The Horror

It took me a while to figure out where it was coming from. I would hear it, and I'd look around, and it would stop. Then, because I have the attention span of a mosquito (or something) I would forget what I was looking for. It was yesterday afternoon while sitting with the bun in my lap that days of strange chittering and screeching were revealed to be a far greater horror than I could ever imagined: the little boy is grinding his three little tiny teeth together.

Now every time he does it I can feel my skin crawling and the hair rising on my neck. And sadly, he doesn't speak English yet, so when I beseech him to stop, he ignores me. There is a fourth tooth on the way for more grinding fun.

Help. Me.

From Beyond the Grave

Really, shouldn't there be a moratorium on the number of teeth that can arrive in any two-week period? Like, no more than two? Doesn't it seem a little cruel for all parties involved to squeeze four choppers into such a small mouth in such a short time? I mean, I can hardly live on four hours of sleep a night forever. Right?

There isn't enough Tylenol in the world for all the aches this house has got.

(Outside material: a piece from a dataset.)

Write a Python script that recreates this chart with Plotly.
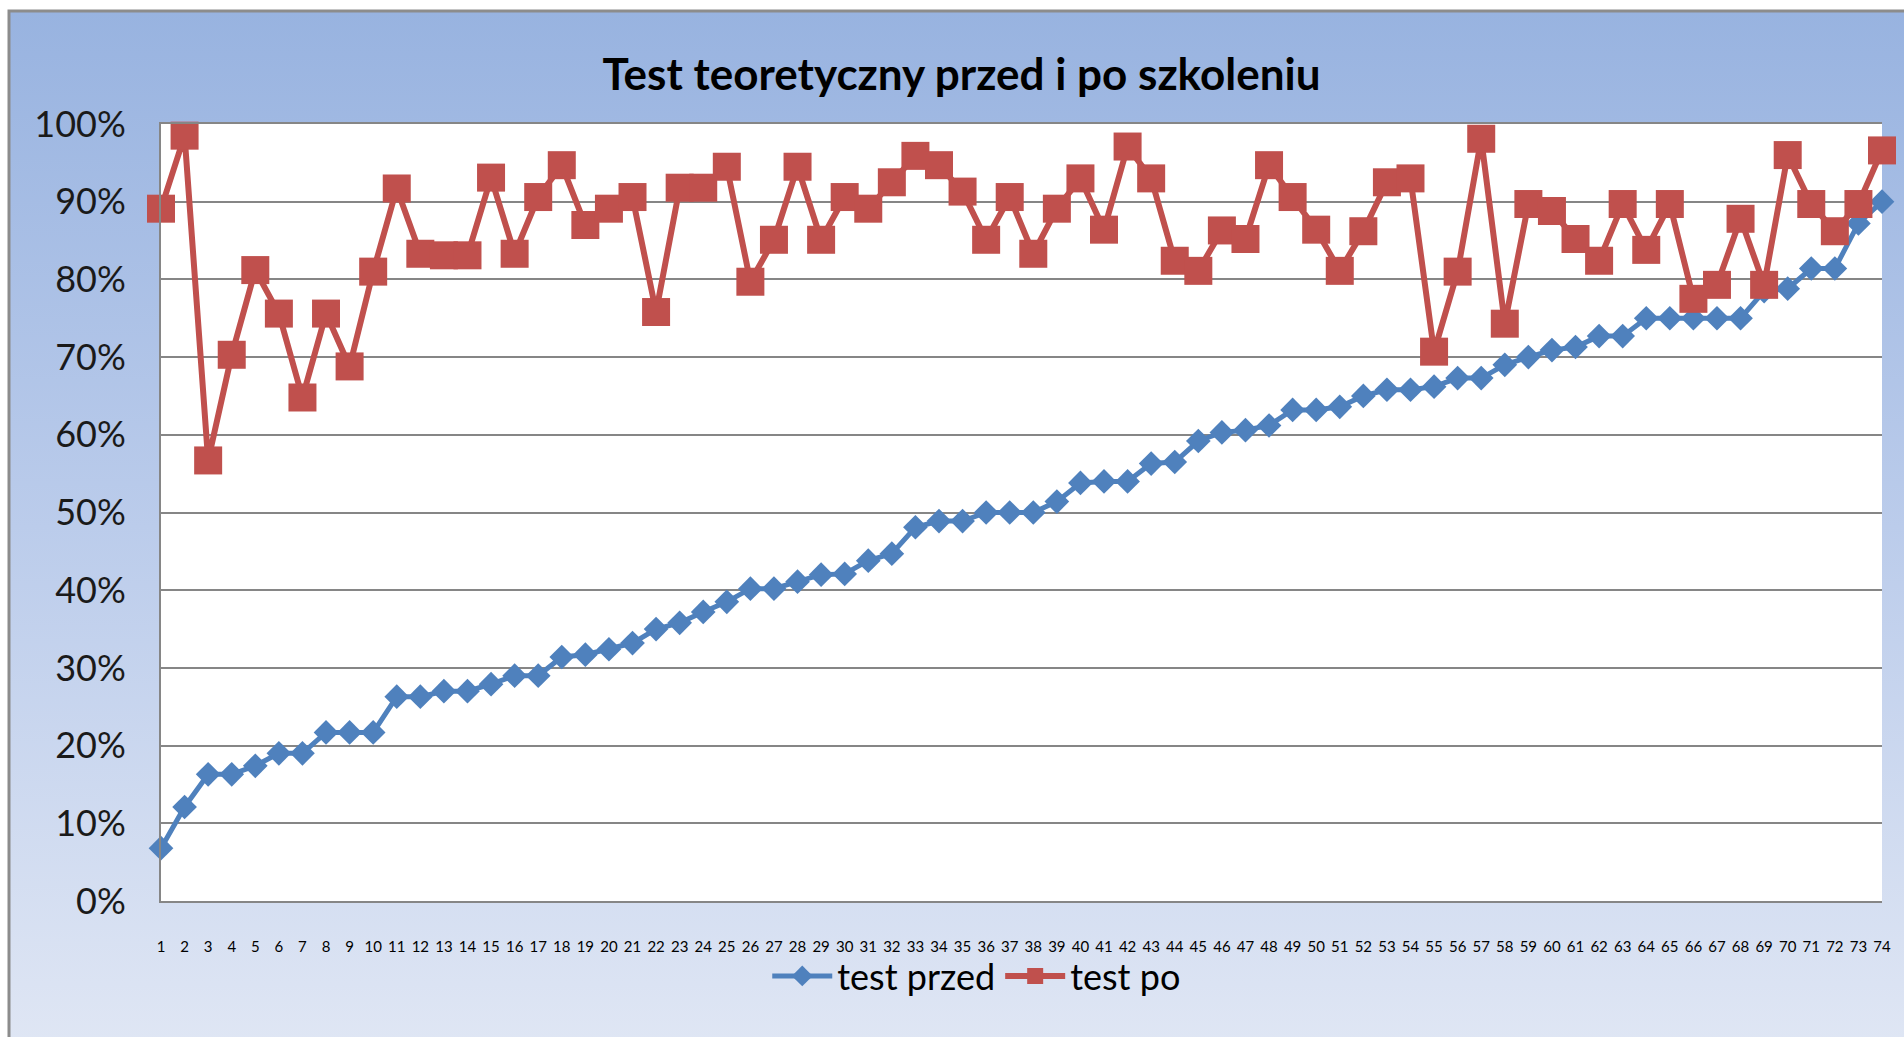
import base64
import plotly.graph_objects as go

categories = [
    "1", "2", "3", "4", "5", "6", "7", "8", "9", "10",
    "11", "12", "13", "14", "15", "16", "17", "18", "19", "20",
    "21", "22", "23", "24", "25", "26", "27", "28", "29", "30",
    "31", "32", "33", "34", "35", "36", "37", "38", "39", "40",
    "41", "42", "43", "44", "45", "46", "47", "48", "49", "50",
    "51", "52", "53", "54", "55", "56", "57", "58", "59", "60",
    "61", "62", "63", "64", "65", "66", "67", "68", "69", "70",
    "71", "72", "73", "74",
]

test_przed = [
    6.8, 12.1, 16.3, 16.3, 17.4, 19.0, 19.0, 21.7, 21.7, 21.7,
    26.3, 26.3, 27.0, 27.0, 27.9, 29.0, 29.0, 31.4, 31.7, 32.4,
    33.2, 35.0, 35.8, 37.2, 38.5, 40.2, 40.2, 41.1, 42.0, 42.1,
    43.8, 44.7, 48.1, 48.9, 48.9, 50.0, 50.0, 50.0, 51.4, 53.8,
    54.0, 54.0, 56.3, 56.5, 59.2, 60.3, 60.6, 61.2, 63.2, 63.2,
    63.6, 65.0, 65.8, 65.8, 66.2, 67.3, 67.3, 69.0, 70.0, 70.9,
    71.3, 72.7, 72.7, 75.0, 75.0, 75.0, 75.0, 75.0, 78.5, 78.8,
    81.4, 81.4, 87.2, 90.0,
]

test_po = [
    89.1, 98.5, 56.7, 70.3, 81.2, 75.6, 64.8, 75.6, 68.8, 81.0,
    91.7, 83.3, 83.1, 83.1, 93.1, 83.3, 90.6, 94.7, 87.0, 89.1,
    90.6, 75.8, 91.8, 91.8, 94.5, 79.7, 85.1, 94.5, 85.1, 90.6,
    89.1, 92.5, 95.9, 94.7, 91.3, 85.1, 90.6, 83.3, 89.1, 93.0,
    86.4, 97.1, 93.0, 82.4, 81.1, 86.3, 85.2, 94.7, 90.6, 86.4,
    81.1, 86.2, 92.5, 93.0, 70.7, 81.0, 98.1, 74.3, 89.7, 88.8,
    85.2, 82.4, 89.7, 83.8, 89.7, 77.5, 79.3, 87.8, 79.3, 96.0,
    89.7, 86.2, 89.7, 96.6,
]

series_names = ["test przed", "test po"]
y_ticks = [0, 10, 20, 30, 40, 50, 60, 70, 80, 90, 100]
y_tick_labels = ["0%", "10%", "20%", "30%", "40%", "50%", "60%", "70%", "80%", "90%", "100%"]
title_text = "Test teoretyczny przed i po szkoleniu"

W, H = 1904, 1037
L, R, T, B = 161, 22, 124, 136
pw, ph = W - L - R, H - T - B

def px_to_paper_x(px):
    return (px - L) / pw

def px_to_paper_y(py):
    return (H - B - py) / ph

FONT = "Lato, Carlito, Calibri, 'Open Sans', sans-serif"

fig = go.Figure()
fig.add_trace(go.Scatter(
    x=categories, y=test_przed, name=series_names[0], mode="lines+markers",
    line=dict(color="#4F81BD", width=5),
    marker=dict(symbol="diamond", size=19, color="#4F81BD"),
    cliponaxis=False,
))
fig.add_trace(go.Scatter(
    x=categories, y=test_po, name=series_names[1], mode="lines+markers",
    line=dict(color="#C0504D", width=6),
    marker=dict(symbol="square", size=28, color="#C0504D"),
    cliponaxis=False,
))

svg = ('<svg xmlns="http://www.w3.org/2000/svg" width="100" height="100" viewBox="0 0 100 100" '
       'preserveAspectRatio="none"><defs><linearGradient id="g" x1="0" y1="0" x2="0" y2="1">'
       '<stop offset="0" stop-color="#98B3E0"/><stop offset="0.5" stop-color="#BBCCEB"/>'
       '<stop offset="1" stop-color="#DFE6F4"/></linearGradient></defs>'
       '<rect width="100" height="100" fill="url(#g)"/></svg>')
src = "data:image/svg+xml;base64," + base64.b64encode(svg.encode()).decode()

bx0, by0 = 9, 11
fig.add_layout_image(dict(
    source=src, xref="paper", yref="paper",
    x=px_to_paper_x(bx0), y=px_to_paper_y(by0),
    sizex=px_to_paper_x(W + 5) - px_to_paper_x(bx0),
    sizey=px_to_paper_y(by0) - px_to_paper_y(H + 5),
    xanchor="left", yanchor="top", sizing="stretch", layer="below",
))

fig.add_shape(type="rect", xref="paper", yref="paper",
              x0=0, x1=1, y0=0, y1=1, fillcolor="white",
              line=dict(width=0), layer="below")
fig.add_shape(type="rect", xref="paper", yref="paper",
              x0=px_to_paper_x(bx0), x1=px_to_paper_x(W + 20),
              y0=px_to_paper_y(H + 20), y1=px_to_paper_y(by0),
              fillcolor="rgba(0,0,0,0)", line=dict(color="#8C8C8C", width=3),
              layer="below")

fig.update_layout(
    width=W, height=H,
    margin=dict(l=L, r=R, t=T, b=B, autoexpand=False),
    paper_bgcolor="white", plot_bgcolor="white",
    font=dict(family=FONT, color="#000000"),
    title=dict(text=title_text, x=0.505, y=1 - 75 / H, xref="container", yref="container",
               xanchor="center", yanchor="middle",
               font=dict(family=FONT, size=44, color="#000000", weight="bold")),
    legend=dict(orientation="h", x=0.513, y=1 - 976 / H, xref="container", yref="container",
                xanchor="center", yanchor="middle", bgcolor="rgba(0,0,0,0)",
                font=dict(family=FONT, size=36, color="#000000"), itemwidth=60),
    showlegend=True,
    hovermode="closest",
)

fig.update_xaxes(
    type="category", range=[0, len(categories) - 1],
    tickmode="array", tickvals=categories, ticktext=categories,
    tickangle=0, ticks="", showgrid=False,
    showline=True, linecolor="#868686", linewidth=2, mirror=True,
    tickfont=dict(family=FONT, size=15, color="#000000"),
    ticklabelstandoff=31,
)
fig.update_yaxes(
    range=[0, 100], tickmode="array", tickvals=y_ticks, ticktext=y_tick_labels,
    ticks="", showgrid=True, gridcolor="#868686", gridwidth=1.5,
    showline=True, linecolor="#868686", linewidth=2, zeroline=False,
    tickfont=dict(family=FONT, size=36, color="#1A1A1A"),
    ticklabelstandoff=26,
)

fig.write_html(
    "out.html",
    config={"displayModeBar": False},
    post_script="document.body.style.margin='0';document.body.style.overflow='hidden';",
)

Or wine. There also isn't enough of that.

Chew a Blue Seal

I don't have much to say these days but this: I am so tired. Plus, while the bun was in the bath, he stuck one of his toys in his mouth. My husband sang this ditty to him:

"You picked a fine time to chew a blue seal..."

You see, because the toy was a seal. And blue. Get it?

I'll be back in a few years when I catch up on sleep. In the meantime, here's a picture of the teething bun.

Look at those angry red gums! That's a pretty big grin for someone who is squeezing fangs through his flesh for the first time. You can actually see the shape of his teeth pressing through the gums.

Yeowch. That's gotta hurt.

When the shark bites

We were joking over dinner a couple days ago that the bun, being unusual, would probably sprout teeth all at once like a shark. Damned if it doesn't look to be true. He's not only getting his front bottom choppers (the customary first pearlies) but his front top as well.

This is making Operation Bun-Sleep a bit more difficult.*

*Which is to say, impossible. He woke up every hour last night, inconsolable, fidgety, miserable. Living in a shark-infested bedroom is not so easy. At least when the shark is teething.

Excuse me while I bludgeon myself back to sleep.